• **What you have to do**
Output exactly, and only, the lines from the line containing "Convert this chart to Plotly code." through the line containing "import plotly.graph_objects as go", both included.

[Source code of charts]
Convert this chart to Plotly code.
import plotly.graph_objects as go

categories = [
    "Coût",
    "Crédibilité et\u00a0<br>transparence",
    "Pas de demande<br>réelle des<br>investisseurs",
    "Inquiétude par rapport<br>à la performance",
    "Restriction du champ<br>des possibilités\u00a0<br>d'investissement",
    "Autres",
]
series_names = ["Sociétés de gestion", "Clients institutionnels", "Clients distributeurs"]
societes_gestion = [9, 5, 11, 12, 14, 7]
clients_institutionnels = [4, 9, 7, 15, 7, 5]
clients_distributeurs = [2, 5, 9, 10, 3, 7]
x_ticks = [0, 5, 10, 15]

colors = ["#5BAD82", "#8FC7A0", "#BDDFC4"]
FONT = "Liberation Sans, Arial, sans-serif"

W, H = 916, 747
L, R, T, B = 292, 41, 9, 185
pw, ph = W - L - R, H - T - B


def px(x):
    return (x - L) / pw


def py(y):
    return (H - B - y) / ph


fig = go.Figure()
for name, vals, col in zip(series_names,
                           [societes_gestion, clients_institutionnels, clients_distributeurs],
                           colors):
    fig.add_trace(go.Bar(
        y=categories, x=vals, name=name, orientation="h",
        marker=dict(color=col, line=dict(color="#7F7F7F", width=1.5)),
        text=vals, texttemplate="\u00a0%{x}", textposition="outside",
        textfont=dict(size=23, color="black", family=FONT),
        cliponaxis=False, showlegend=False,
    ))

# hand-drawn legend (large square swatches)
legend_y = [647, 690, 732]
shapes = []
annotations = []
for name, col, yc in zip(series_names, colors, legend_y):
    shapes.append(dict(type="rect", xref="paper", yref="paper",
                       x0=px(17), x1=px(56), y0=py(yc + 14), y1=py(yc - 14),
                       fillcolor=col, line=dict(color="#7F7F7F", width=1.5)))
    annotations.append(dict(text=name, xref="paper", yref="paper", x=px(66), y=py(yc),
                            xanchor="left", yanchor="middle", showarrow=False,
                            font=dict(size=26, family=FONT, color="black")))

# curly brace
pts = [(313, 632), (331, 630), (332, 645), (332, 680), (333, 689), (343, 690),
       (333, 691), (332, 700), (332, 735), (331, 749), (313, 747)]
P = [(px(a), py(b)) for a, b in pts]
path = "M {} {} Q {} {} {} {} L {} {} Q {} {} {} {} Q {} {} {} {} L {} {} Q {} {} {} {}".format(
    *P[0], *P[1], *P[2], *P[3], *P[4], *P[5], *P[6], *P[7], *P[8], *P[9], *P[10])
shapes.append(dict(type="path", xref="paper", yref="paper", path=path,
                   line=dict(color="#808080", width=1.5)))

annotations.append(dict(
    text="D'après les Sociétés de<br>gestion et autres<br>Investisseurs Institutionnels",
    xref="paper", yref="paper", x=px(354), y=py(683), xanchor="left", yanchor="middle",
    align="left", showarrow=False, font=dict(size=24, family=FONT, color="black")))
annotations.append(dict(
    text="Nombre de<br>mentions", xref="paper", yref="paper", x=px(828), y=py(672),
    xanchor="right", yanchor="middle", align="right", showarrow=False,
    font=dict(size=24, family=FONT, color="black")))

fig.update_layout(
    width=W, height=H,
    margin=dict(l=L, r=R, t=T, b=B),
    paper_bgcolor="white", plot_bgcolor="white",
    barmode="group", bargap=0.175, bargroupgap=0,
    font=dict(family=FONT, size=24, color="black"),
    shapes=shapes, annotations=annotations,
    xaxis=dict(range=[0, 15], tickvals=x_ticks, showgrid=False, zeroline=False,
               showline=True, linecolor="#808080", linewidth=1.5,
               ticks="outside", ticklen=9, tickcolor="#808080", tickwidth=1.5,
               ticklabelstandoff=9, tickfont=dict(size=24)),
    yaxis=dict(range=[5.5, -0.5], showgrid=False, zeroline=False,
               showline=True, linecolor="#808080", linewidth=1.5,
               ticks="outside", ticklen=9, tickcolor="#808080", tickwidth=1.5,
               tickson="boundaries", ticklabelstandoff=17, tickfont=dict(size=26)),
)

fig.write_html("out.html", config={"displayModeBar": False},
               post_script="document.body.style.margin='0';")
--
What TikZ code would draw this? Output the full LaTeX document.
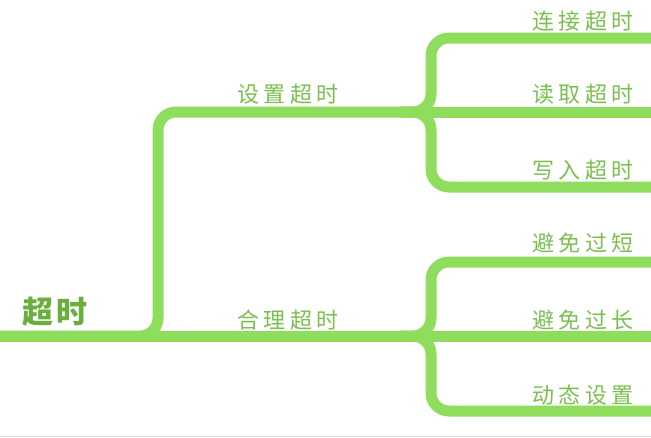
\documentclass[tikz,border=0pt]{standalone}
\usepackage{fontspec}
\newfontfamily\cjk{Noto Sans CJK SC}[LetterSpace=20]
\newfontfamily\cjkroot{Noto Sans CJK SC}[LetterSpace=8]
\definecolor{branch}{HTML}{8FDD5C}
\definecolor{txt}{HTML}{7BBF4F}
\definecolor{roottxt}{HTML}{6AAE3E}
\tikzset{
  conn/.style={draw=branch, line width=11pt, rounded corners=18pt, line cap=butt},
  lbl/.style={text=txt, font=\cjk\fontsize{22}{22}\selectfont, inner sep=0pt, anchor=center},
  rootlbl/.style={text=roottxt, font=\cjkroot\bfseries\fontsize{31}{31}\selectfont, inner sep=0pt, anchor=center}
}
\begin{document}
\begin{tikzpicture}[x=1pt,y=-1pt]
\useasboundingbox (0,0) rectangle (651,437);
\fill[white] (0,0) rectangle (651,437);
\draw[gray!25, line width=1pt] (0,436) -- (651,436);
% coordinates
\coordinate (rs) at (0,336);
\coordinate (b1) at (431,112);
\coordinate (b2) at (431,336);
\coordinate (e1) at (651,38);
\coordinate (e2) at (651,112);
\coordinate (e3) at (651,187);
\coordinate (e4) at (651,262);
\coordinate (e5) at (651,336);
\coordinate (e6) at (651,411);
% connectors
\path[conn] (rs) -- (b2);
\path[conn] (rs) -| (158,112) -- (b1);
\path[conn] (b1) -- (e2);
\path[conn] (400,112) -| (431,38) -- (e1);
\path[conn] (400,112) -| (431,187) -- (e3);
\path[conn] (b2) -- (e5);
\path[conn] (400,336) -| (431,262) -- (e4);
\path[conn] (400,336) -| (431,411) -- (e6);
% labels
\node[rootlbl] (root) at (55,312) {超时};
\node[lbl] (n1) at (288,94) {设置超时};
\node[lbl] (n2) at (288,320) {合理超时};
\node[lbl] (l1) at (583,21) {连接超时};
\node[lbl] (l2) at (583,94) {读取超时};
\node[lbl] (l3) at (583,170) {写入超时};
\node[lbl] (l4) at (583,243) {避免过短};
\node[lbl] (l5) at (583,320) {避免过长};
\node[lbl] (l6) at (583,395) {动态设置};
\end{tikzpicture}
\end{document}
...
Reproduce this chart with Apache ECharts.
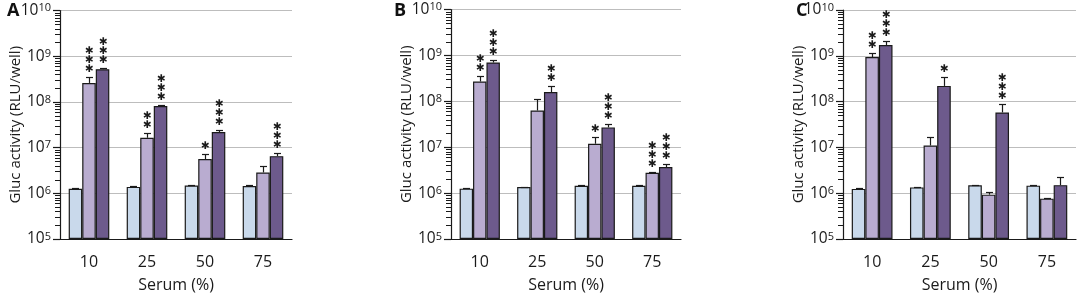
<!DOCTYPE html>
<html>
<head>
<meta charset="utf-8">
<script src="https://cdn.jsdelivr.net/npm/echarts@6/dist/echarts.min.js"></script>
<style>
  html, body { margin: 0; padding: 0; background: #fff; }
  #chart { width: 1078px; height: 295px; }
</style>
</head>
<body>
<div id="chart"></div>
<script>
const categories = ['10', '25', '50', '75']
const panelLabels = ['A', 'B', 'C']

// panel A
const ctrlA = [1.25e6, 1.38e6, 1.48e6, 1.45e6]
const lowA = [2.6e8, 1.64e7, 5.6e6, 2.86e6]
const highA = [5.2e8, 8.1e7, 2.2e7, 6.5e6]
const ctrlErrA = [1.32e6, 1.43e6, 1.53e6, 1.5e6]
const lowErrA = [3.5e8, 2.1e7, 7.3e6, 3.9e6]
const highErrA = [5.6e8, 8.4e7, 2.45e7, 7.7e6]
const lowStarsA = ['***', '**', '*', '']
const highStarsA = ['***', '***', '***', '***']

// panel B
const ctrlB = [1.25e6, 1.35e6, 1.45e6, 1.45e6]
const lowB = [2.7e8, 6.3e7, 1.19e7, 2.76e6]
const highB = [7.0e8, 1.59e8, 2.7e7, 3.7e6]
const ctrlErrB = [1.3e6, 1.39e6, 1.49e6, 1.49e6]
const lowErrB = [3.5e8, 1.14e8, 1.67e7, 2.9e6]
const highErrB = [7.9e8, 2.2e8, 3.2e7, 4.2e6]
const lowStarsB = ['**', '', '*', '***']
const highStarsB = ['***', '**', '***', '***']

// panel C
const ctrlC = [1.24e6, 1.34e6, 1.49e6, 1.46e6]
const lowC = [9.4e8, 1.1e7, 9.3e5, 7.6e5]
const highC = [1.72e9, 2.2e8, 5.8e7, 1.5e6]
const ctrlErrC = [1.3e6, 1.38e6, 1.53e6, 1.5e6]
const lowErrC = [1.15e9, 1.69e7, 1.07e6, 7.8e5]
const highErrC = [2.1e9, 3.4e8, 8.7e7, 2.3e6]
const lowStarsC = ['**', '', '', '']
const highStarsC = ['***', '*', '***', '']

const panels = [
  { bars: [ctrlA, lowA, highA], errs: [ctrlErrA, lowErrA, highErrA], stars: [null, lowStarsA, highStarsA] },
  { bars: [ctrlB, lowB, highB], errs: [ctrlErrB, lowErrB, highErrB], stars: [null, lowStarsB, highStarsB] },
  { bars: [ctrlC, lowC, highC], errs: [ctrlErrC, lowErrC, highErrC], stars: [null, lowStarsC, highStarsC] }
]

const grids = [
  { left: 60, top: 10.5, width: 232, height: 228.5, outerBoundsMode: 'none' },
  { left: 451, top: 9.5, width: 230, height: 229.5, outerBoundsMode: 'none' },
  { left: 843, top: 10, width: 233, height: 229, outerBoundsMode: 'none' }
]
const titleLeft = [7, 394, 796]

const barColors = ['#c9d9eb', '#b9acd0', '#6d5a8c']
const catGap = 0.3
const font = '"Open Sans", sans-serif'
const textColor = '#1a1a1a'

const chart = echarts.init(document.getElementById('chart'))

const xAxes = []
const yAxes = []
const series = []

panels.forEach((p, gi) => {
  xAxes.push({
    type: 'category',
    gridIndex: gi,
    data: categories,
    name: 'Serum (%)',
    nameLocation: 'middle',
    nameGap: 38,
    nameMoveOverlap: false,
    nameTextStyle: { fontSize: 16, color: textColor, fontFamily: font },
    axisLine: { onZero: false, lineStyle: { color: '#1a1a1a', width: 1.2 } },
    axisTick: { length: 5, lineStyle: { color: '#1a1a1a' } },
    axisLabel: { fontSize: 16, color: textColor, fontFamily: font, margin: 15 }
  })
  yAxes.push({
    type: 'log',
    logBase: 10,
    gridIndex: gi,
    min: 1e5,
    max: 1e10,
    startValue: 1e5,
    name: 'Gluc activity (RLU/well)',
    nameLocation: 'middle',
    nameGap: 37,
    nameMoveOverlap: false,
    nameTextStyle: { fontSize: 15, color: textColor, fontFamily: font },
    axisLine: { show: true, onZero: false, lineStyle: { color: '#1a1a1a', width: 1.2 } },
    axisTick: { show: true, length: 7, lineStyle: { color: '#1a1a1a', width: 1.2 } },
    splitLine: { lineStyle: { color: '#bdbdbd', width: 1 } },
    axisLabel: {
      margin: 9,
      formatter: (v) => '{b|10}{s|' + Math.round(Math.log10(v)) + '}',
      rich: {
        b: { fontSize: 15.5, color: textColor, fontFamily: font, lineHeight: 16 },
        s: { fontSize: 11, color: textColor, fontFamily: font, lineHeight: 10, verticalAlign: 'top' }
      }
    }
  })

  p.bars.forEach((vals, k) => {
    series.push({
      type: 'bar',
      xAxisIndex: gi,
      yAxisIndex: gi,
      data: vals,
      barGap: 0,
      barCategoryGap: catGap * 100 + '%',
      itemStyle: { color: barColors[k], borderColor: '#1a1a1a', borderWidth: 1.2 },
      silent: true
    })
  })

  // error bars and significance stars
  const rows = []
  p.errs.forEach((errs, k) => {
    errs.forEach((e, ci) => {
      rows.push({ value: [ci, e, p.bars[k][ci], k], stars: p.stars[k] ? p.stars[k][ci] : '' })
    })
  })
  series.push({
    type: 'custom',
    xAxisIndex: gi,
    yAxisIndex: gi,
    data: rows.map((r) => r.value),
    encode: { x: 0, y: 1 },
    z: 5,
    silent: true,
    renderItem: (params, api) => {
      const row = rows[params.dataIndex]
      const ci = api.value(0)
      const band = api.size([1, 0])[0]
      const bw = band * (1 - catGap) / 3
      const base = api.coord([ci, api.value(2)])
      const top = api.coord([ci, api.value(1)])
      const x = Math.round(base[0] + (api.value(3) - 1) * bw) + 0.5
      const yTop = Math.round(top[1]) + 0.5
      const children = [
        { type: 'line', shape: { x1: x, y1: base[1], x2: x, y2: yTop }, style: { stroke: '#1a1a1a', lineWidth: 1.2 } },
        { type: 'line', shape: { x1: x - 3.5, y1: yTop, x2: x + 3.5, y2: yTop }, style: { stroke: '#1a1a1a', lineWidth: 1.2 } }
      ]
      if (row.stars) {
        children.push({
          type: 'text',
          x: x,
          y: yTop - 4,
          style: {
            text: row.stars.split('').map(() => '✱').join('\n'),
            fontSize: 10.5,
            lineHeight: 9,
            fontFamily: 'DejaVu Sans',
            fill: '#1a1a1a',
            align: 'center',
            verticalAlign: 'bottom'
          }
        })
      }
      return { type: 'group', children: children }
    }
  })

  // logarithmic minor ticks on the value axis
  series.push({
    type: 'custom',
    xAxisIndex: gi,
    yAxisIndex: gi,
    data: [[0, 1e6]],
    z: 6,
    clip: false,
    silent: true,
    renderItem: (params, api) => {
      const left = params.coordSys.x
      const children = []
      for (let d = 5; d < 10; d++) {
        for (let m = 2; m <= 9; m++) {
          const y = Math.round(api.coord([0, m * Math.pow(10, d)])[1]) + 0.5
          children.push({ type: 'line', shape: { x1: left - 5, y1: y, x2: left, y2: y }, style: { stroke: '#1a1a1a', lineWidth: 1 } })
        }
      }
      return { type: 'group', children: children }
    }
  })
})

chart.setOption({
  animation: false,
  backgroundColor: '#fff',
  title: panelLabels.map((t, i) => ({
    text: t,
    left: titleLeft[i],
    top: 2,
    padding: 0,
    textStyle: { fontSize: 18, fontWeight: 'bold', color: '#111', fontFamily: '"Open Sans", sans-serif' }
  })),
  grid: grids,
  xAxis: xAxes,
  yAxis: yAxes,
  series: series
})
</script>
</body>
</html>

• **Finished answer**
Convert this chart to Plotly code.
import plotly.graph_objects as go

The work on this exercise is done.